### Given request
Provide an exact copy of the data, excluding the images.

### Dataset extract
########
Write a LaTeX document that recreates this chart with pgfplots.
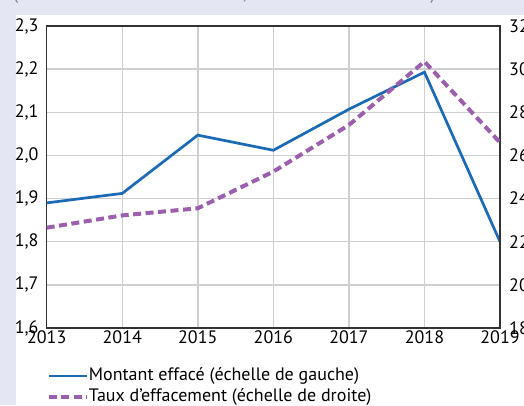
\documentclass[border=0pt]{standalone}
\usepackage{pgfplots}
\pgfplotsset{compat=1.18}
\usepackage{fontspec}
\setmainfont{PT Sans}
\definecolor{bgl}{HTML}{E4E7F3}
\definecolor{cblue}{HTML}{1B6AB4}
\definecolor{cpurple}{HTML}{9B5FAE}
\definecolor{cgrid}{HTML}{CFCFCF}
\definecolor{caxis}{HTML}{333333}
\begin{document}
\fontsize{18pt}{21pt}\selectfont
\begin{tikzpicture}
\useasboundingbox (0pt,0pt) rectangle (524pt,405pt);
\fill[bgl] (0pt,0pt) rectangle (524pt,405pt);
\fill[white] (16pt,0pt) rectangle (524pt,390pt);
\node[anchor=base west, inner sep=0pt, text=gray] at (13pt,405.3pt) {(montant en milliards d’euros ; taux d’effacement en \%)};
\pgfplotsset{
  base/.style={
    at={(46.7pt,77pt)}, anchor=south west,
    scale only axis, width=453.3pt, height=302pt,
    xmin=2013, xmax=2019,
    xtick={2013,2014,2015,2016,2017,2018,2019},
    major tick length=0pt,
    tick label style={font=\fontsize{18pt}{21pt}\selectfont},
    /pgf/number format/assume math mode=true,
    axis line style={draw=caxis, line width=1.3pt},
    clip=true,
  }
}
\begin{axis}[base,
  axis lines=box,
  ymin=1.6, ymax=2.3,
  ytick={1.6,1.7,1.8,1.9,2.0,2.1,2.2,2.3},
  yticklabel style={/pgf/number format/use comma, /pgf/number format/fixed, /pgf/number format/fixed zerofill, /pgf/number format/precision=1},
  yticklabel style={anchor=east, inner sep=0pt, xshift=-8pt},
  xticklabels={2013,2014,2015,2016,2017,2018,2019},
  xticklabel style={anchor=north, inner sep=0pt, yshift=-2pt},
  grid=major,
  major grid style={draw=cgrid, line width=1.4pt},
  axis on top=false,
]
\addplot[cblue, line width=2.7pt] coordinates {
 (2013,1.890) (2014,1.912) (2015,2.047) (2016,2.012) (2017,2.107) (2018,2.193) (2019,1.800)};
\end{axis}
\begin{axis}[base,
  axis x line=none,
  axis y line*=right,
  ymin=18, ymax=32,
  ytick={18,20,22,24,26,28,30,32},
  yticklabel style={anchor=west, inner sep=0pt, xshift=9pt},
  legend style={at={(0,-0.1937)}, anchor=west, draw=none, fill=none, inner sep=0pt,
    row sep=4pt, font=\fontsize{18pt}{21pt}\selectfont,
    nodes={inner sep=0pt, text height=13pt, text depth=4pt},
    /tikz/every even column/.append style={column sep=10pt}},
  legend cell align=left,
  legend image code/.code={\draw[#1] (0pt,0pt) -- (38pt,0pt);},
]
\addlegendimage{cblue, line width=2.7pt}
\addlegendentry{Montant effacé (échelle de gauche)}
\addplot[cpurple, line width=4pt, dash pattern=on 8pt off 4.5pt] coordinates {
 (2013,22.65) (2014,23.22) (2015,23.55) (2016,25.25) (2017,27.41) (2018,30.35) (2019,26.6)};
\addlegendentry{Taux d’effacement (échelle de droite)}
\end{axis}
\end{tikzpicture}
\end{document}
########
### Full solution
Write a LaTeX document that recreates this chart with pgfplots.
\documentclass[border=0pt]{standalone}
\usepackage{pgfplots}
\pgfplotsset{compat=1.18}
\usepackage{fontspec}
\setmainfont{PT Sans}
\definecolor{bgl}{HTML}{E4E7F3}
\definecolor{cblue}{HTML}{1B6AB4}
\definecolor{cpurple}{HTML}{9B5FAE}
\definecolor{cgrid}{HTML}{CFCFCF}
\definecolor{caxis}{HTML}{333333}
\begin{document}
\fontsize{18pt}{21pt}\selectfont
\begin{tikzpicture}
\useasboundingbox (0pt,0pt) rectangle (524pt,405pt);
\fill[bgl] (0pt,0pt) rectangle (524pt,405pt);
\fill[white] (16pt,0pt) rectangle (524pt,390pt);
\node[anchor=base west, inner sep=0pt, text=gray] at (13pt,405.3pt) {(montant en milliards d’euros ; taux d’effacement en \%)};
\pgfplotsset{
  base/.style={
    at={(46.7pt,77pt)}, anchor=south west,
    scale only axis, width=453.3pt, height=302pt,
    xmin=2013, xmax=2019,
    xtick={2013,2014,2015,2016,2017,2018,2019},
    major tick length=0pt,
    tick label style={font=\fontsize{18pt}{21pt}\selectfont},
    /pgf/number format/assume math mode=true,
    axis line style={draw=caxis, line width=1.3pt},
    clip=true,
  }
}
\begin{axis}[base,
  axis lines=box,
  ymin=1.6, ymax=2.3,
  ytick={1.6,1.7,1.8,1.9,2.0,2.1,2.2,2.3},
  yticklabel style={/pgf/number format/use comma, /pgf/number format/fixed, /pgf/number format/fixed zerofill, /pgf/number format/precision=1},
  yticklabel style={anchor=east, inner sep=0pt, xshift=-8pt},
  xticklabels={2013,2014,2015,2016,2017,2018,2019},
  xticklabel style={anchor=north, inner sep=0pt, yshift=-2pt},
  grid=major,
  major grid style={draw=cgrid, line width=1.4pt},
  axis on top=false,
]
\addplot[cblue, line width=2.7pt] coordinates {
 (2013,1.890) (2014,1.912) (2015,2.047) (2016,2.012) (2017,2.107) (2018,2.193) (2019,1.800)};
\end{axis}
\begin{axis}[base,
  axis x line=none,
  axis y line*=right,
  ymin=18, ymax=32,
  ytick={18,20,22,24,26,28,30,32},
  yticklabel style={anchor=west, inner sep=0pt, xshift=9pt},
  legend style={at={(0,-0.1937)}, anchor=west, draw=none, fill=none, inner sep=0pt,
    row sep=4pt, font=\fontsize{18pt}{21pt}\selectfont,
    nodes={inner sep=0pt, text height=13pt, text depth=4pt},
    /tikz/every even column/.append style={column sep=10pt}},
  legend cell align=left,
  legend image code/.code={\draw[#1] (0pt,0pt) -- (38pt,0pt);},
]
\addlegendimage{cblue, line width=2.7pt}
\addlegendentry{Montant effacé (échelle de gauche)}
\addplot[cpurple, line width=4pt, dash pattern=on 8pt off 4.5pt] coordinates {
 (2013,22.65) (2014,23.22) (2015,23.55) (2016,25.25) (2017,27.41) (2018,30.35) (2019,26.6)};
\addlegendentry{Taux d’effacement (échelle de droite)}
\end{axis}
\end{tikzpicture}
\end{document}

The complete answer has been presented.